▶ _Problem_
Give every line of the material again, exactly as written.

....

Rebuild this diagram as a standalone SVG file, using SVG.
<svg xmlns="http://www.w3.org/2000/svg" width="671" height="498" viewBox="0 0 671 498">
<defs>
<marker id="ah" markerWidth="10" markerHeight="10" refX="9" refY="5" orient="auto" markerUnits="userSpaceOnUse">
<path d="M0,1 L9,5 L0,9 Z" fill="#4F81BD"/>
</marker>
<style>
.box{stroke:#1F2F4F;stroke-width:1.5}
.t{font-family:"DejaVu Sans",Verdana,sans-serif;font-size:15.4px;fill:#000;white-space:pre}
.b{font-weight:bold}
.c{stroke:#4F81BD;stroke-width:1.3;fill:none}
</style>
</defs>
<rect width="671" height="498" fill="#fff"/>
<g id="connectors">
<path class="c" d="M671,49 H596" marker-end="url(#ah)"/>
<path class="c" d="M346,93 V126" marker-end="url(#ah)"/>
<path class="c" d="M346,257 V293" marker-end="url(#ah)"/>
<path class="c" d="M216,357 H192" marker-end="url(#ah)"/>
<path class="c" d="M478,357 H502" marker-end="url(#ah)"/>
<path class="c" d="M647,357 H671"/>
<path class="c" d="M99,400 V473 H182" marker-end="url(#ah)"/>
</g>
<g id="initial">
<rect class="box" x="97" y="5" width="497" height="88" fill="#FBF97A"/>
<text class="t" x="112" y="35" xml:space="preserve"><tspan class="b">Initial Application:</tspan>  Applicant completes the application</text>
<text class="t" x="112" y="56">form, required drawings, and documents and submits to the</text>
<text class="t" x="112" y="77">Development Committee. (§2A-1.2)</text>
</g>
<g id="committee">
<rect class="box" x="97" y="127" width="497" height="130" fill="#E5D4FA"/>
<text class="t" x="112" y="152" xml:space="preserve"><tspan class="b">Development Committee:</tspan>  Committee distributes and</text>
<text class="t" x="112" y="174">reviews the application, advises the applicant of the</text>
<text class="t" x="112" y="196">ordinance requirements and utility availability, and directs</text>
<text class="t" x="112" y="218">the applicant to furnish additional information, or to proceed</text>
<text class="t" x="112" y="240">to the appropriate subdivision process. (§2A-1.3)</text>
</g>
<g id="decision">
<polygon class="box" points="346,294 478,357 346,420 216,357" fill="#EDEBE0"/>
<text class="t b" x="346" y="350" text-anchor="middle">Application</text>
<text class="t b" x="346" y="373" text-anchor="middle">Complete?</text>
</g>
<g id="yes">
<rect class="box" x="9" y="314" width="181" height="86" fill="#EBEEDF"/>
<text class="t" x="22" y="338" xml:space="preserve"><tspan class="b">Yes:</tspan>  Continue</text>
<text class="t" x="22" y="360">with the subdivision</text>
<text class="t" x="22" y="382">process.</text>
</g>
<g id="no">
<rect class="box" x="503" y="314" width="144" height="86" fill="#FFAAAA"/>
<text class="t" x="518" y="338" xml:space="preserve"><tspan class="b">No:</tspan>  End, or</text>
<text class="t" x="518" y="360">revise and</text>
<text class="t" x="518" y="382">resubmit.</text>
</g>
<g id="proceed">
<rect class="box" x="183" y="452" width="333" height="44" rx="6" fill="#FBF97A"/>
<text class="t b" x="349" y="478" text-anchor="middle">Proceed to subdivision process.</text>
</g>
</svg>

....

▶ _Expected answer_
Rebuild this diagram as a standalone SVG file, using SVG.
<svg xmlns="http://www.w3.org/2000/svg" width="671" height="498" viewBox="0 0 671 498">
<defs>
<marker id="ah" markerWidth="10" markerHeight="10" refX="9" refY="5" orient="auto" markerUnits="userSpaceOnUse">
<path d="M0,1 L9,5 L0,9 Z" fill="#4F81BD"/>
</marker>
<style>
.box{stroke:#1F2F4F;stroke-width:1.5}
.t{font-family:"DejaVu Sans",Verdana,sans-serif;font-size:15.4px;fill:#000;white-space:pre}
.b{font-weight:bold}
.c{stroke:#4F81BD;stroke-width:1.3;fill:none}
</style>
</defs>
<rect width="671" height="498" fill="#fff"/>
<g id="connectors">
<path class="c" d="M671,49 H596" marker-end="url(#ah)"/>
<path class="c" d="M346,93 V126" marker-end="url(#ah)"/>
<path class="c" d="M346,257 V293" marker-end="url(#ah)"/>
<path class="c" d="M216,357 H192" marker-end="url(#ah)"/>
<path class="c" d="M478,357 H502" marker-end="url(#ah)"/>
<path class="c" d="M647,357 H671"/>
<path class="c" d="M99,400 V473 H182" marker-end="url(#ah)"/>
</g>
<g id="initial">
<rect class="box" x="97" y="5" width="497" height="88" fill="#FBF97A"/>
<text class="t" x="112" y="35" xml:space="preserve"><tspan class="b">Initial Application:</tspan>  Applicant completes the application</text>
<text class="t" x="112" y="56">form, required drawings, and documents and submits to the</text>
<text class="t" x="112" y="77">Development Committee. (§2A-1.2)</text>
</g>
<g id="committee">
<rect class="box" x="97" y="127" width="497" height="130" fill="#E5D4FA"/>
<text class="t" x="112" y="152" xml:space="preserve"><tspan class="b">Development Committee:</tspan>  Committee distributes and</text>
<text class="t" x="112" y="174">reviews the application, advises the applicant of the</text>
<text class="t" x="112" y="196">ordinance requirements and utility availability, and directs</text>
<text class="t" x="112" y="218">the applicant to furnish additional information, or to proceed</text>
<text class="t" x="112" y="240">to the appropriate subdivision process. (§2A-1.3)</text>
</g>
<g id="decision">
<polygon class="box" points="346,294 478,357 346,420 216,357" fill="#EDEBE0"/>
<text class="t b" x="346" y="350" text-anchor="middle">Application</text>
<text class="t b" x="346" y="373" text-anchor="middle">Complete?</text>
</g>
<g id="yes">
<rect class="box" x="9" y="314" width="181" height="86" fill="#EBEEDF"/>
<text class="t" x="22" y="338" xml:space="preserve"><tspan class="b">Yes:</tspan>  Continue</text>
<text class="t" x="22" y="360">with the subdivision</text>
<text class="t" x="22" y="382">process.</text>
</g>
<g id="no">
<rect class="box" x="503" y="314" width="144" height="86" fill="#FFAAAA"/>
<text class="t" x="518" y="338" xml:space="preserve"><tspan class="b">No:</tspan>  End, or</text>
<text class="t" x="518" y="360">revise and</text>
<text class="t" x="518" y="382">resubmit.</text>
</g>
<g id="proceed">
<rect class="box" x="183" y="452" width="333" height="44" rx="6" fill="#FBF97A"/>
<text class="t b" x="349" y="478" text-anchor="middle">Proceed to subdivision process.</text>
</g>
</svg>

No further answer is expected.